Traditional banks often move slowly and have rigid criteria. Borrowers—especially those in:

  • Fix-and-flip projects
  • Bridge loan scenarios
  • Value-add redevelopment
  • New construction
  • Land acquisition

increasingly rely on private lenders who can provide quicker approvals and customized structures. This surge in borrower activity opens more opportunities for private investors to participate in well-underwritten, purpose-driven loans.

4. Investors Want Transparency in How Their Capital Is Used

Platforms like Yieldi allow investors to:

  • See individual deals
  • Review the underwriting and property details
  • Understand borrower profiles
  • View LTV ratios, terms, and exit strategies
  • Choose loans that match their goals

5. Diversification Beyond Traditional Portfolios

Private real estate debt offers a low correlation to stocks and can balance a portfolio by adding:

  • Fixed-income characteristics
  • Inflation-resilient yield
  • Shorter duration exposure
  • Alternative, non-market-linked returns

For many investors, it's an accessible way to diversify without taking on the risk profile of full property ownership.

6. Technology Is Making Private Lending Mainstream

Historically, private lending required personal networks and specialized knowledge.

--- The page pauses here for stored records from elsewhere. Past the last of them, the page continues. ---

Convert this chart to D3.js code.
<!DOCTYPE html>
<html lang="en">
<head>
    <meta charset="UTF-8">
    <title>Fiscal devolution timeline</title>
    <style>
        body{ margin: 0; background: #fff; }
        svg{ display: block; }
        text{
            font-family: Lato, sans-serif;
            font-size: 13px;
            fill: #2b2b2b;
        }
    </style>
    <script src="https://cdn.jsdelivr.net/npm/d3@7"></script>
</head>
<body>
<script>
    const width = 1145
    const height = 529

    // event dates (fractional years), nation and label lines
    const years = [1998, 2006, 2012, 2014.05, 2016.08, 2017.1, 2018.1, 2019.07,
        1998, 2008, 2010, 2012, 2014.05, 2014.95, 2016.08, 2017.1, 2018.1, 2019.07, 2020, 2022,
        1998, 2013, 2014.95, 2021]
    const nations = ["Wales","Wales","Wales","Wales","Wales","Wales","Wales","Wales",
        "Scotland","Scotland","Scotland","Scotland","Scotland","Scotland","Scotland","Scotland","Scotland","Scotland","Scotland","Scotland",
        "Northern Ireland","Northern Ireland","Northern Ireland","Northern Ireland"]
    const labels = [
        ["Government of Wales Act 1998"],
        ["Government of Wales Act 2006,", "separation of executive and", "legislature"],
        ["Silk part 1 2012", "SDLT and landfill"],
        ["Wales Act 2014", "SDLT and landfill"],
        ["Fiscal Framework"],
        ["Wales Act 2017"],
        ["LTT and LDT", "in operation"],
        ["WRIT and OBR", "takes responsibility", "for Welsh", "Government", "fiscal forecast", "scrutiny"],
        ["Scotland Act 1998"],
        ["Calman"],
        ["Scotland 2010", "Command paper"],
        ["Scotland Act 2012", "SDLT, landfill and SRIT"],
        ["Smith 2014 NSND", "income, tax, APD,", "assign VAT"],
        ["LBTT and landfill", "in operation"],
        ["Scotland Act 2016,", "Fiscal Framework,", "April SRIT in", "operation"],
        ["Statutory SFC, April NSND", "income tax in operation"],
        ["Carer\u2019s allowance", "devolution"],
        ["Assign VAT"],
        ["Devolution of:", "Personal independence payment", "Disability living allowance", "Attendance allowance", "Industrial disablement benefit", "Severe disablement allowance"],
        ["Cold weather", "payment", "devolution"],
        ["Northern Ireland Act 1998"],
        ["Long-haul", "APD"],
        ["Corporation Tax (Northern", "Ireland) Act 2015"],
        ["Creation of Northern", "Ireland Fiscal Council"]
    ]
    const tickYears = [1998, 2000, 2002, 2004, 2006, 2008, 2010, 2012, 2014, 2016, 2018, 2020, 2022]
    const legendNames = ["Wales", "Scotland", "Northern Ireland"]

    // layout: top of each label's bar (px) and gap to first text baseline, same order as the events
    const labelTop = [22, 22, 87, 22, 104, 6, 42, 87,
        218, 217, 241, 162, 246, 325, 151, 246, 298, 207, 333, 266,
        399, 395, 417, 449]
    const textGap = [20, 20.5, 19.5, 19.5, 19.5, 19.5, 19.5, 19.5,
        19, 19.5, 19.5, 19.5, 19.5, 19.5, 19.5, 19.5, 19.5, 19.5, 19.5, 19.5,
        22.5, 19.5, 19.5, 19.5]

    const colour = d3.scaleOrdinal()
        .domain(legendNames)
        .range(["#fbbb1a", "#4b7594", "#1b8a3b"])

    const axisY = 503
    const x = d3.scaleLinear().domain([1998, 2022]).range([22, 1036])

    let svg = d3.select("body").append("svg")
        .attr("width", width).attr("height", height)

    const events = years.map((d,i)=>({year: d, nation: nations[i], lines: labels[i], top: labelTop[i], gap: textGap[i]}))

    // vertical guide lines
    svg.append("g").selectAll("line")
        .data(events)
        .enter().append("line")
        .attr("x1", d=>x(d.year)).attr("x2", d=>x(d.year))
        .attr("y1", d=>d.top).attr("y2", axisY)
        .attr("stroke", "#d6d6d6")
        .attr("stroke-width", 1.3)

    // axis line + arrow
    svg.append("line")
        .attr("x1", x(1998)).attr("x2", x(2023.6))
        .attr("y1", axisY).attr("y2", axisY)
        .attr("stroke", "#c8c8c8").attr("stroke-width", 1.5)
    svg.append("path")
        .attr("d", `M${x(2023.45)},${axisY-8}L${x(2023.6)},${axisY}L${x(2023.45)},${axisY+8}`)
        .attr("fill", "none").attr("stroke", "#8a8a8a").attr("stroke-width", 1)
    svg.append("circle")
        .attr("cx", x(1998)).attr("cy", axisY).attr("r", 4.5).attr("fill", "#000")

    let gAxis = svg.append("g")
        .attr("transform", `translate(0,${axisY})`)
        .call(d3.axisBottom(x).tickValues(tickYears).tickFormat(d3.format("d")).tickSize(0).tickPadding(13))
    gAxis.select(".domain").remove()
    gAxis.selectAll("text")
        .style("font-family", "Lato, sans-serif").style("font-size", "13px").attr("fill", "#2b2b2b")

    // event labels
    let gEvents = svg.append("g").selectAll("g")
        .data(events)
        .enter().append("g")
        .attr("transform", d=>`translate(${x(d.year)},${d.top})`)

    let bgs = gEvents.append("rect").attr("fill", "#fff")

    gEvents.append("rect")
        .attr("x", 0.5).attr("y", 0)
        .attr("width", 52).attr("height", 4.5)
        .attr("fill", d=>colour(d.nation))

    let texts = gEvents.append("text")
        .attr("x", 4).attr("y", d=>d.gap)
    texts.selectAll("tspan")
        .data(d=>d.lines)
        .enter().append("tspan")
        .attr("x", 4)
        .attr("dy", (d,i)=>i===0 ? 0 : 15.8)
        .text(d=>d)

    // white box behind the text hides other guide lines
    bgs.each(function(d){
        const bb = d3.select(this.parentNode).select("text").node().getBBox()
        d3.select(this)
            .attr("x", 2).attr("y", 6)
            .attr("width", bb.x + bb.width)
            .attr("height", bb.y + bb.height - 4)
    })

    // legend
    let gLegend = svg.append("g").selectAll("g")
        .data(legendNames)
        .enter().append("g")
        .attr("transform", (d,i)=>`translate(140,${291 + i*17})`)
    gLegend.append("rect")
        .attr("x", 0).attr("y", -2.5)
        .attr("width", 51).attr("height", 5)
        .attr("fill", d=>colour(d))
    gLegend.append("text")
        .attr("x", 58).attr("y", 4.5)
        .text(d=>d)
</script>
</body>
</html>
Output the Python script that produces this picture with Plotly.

Today, platforms like Yieldi streamline the process with:

  • Online deal access
  • Automated investment processes
  • Borrower vetting
  • Professional underwriting
  • Digital documents and dashboards

Technology has made private real estate lending more transparent, more accessible, and safer for individual investors.

Conclusion

The move toward private real estate lending is a timely and necessary response to evolving investor needs. Yieldi continues to see increased interest from individuals looking for:

  • Passive income
  • High-yield opportunities
  • Collateral-backed protection
  • Transparent deal structures
  • Shorter investment durations

As markets continue to evolve, private real estate debt stands out as a compelling, resilient, and accessible investment class.